Stadtverordnetenvorsteherin Dr. Elke Neuwohner und der Kreistagsvorsitzende Detlef Ruffert gaben den deportierten Sinti Namen – soweit diese nachzuverfolgen sind. Dabei verlasen sie etwa auch die Namen von Alfred Braun, Erwin Reinhardt und Klara Winter – Babys, die nach Auschwitz deportiert wurden. In Erinnerung an die 78 Leben, 78 Namen, hat OB Spies zusammen mit Romano Strauß und Anna Strauß einen Gedenkkranz am ehemaligen Gebäude des Landratsamts in der Barfüßerstraße angebracht.

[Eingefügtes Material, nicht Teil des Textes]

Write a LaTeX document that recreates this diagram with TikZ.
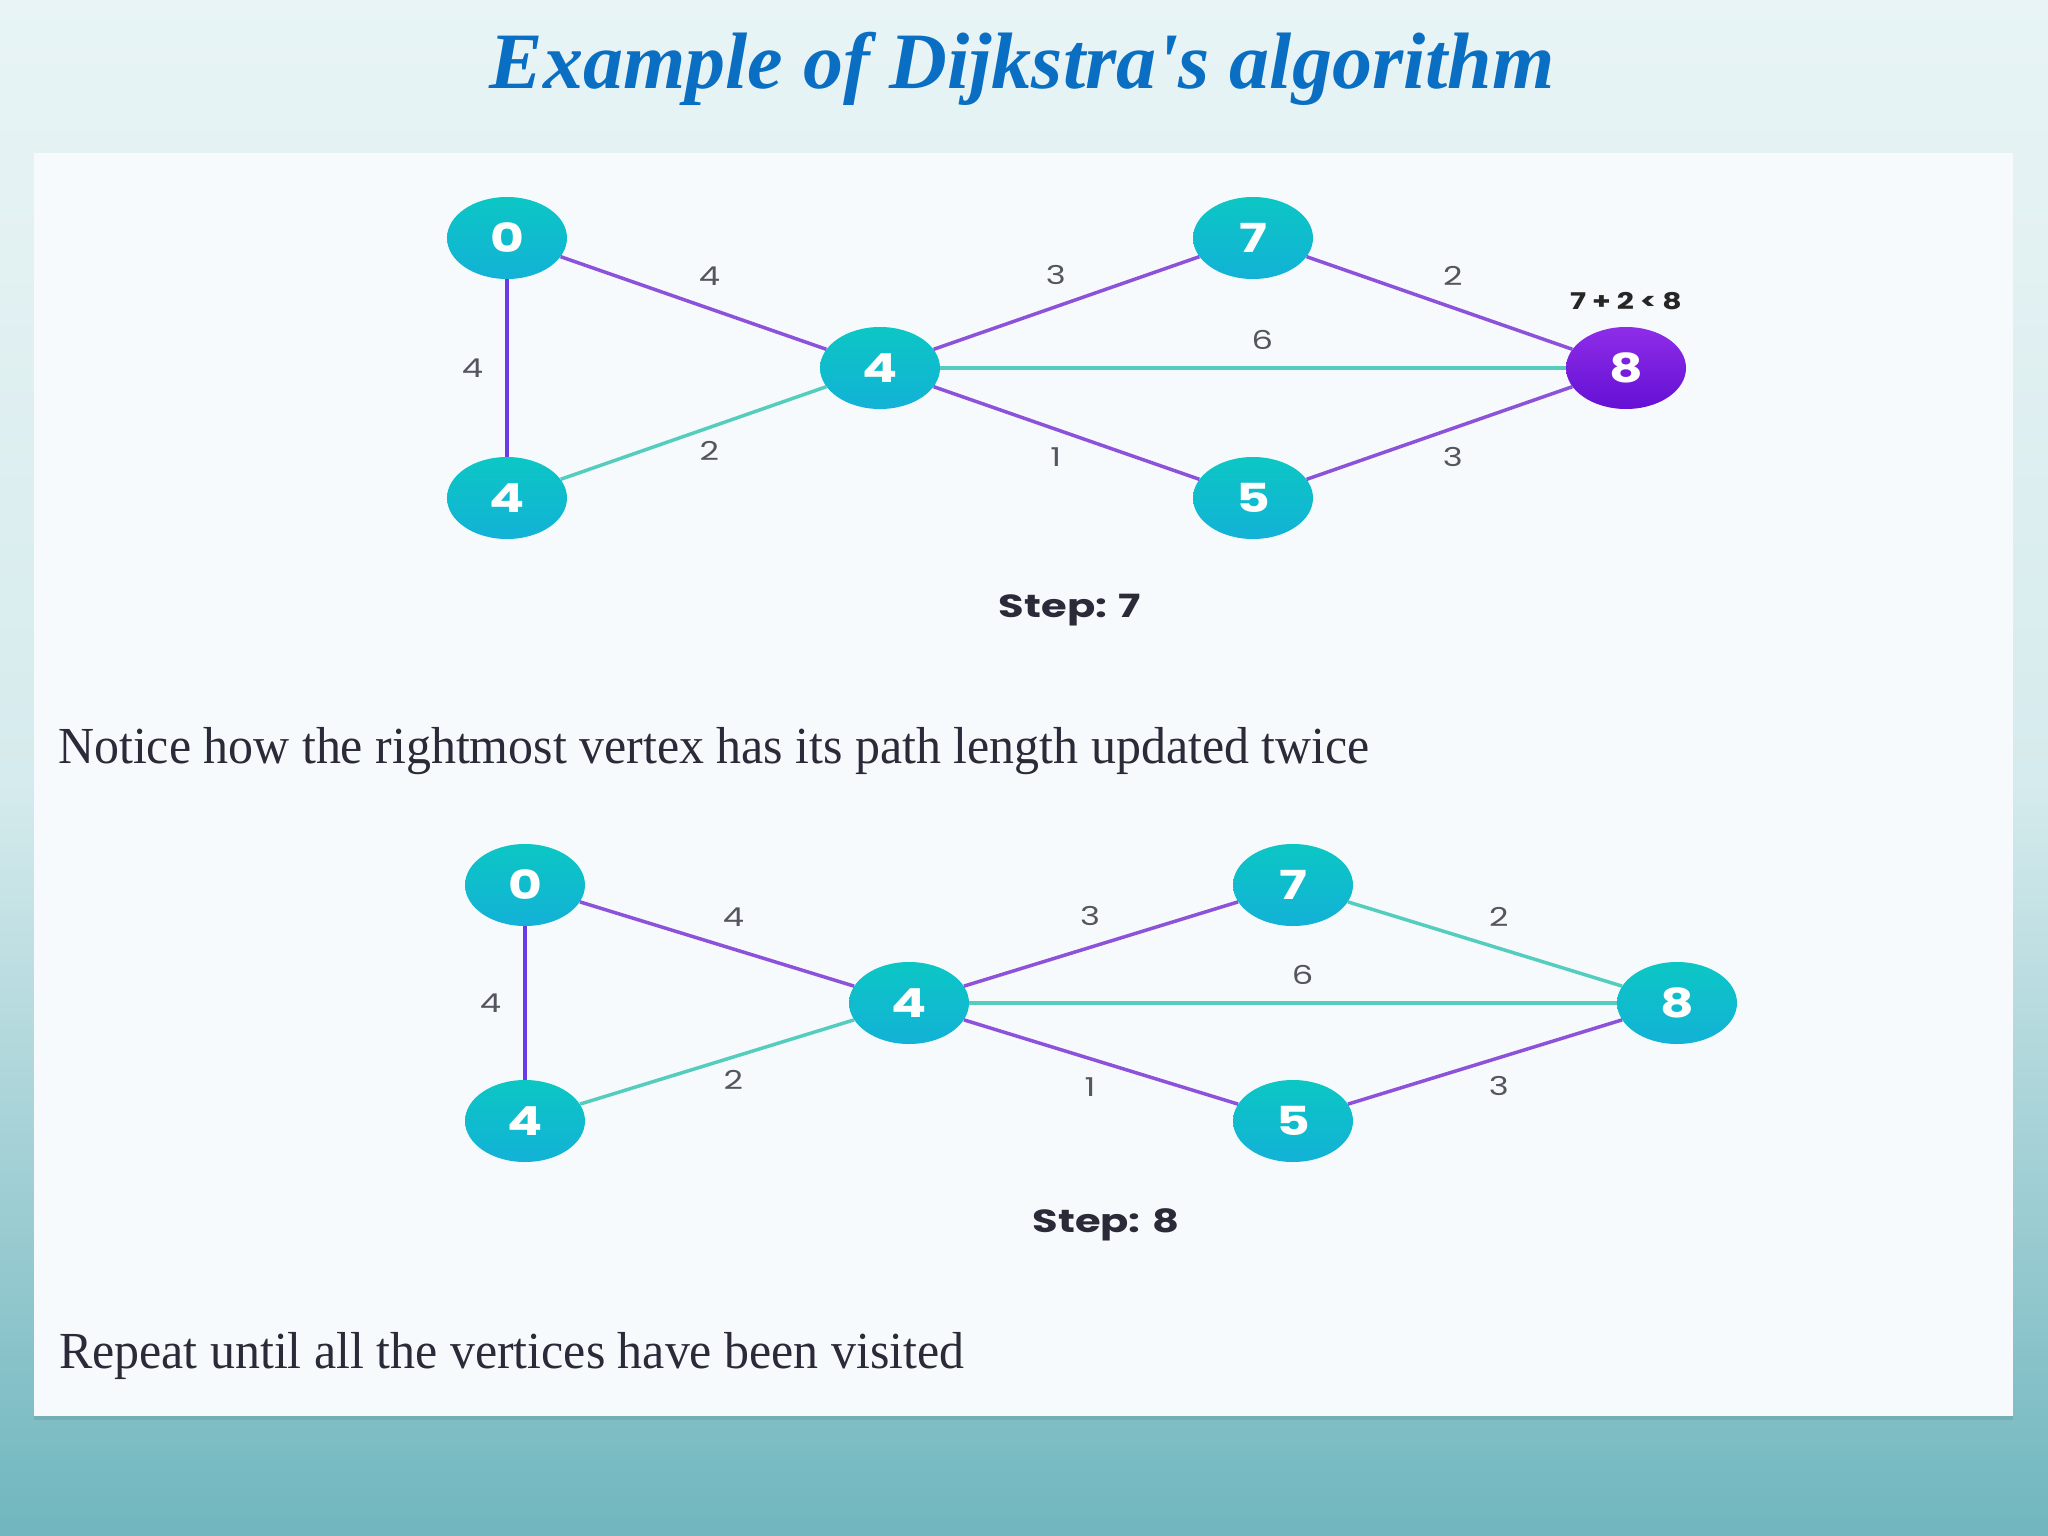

Die Gedenkfeier fand auch in diesem Jahr wieder im kleinen Kreis statt mit Vertreterinnen und Vertretern der Sinti, der Geschichtswerkstatt und der Stadt. Darunter waren etwa Bürgermeisterin Nadine Bernshausen und Stadträtin Kirsten Dinnebier. Für alle Interessierten wurde die Veranstaltung aufgezeichnet und kann ab Donnerstagabend auf der Internetseite der Universitätsstadt Marburg abgerufen werden.
Erinnert hat die Stadt Marburg an alle Sinti, die aus Marburg und Umgebung deportiert wurden. In Erinnerung gerufen wurden alle Namen, die bekannt sind.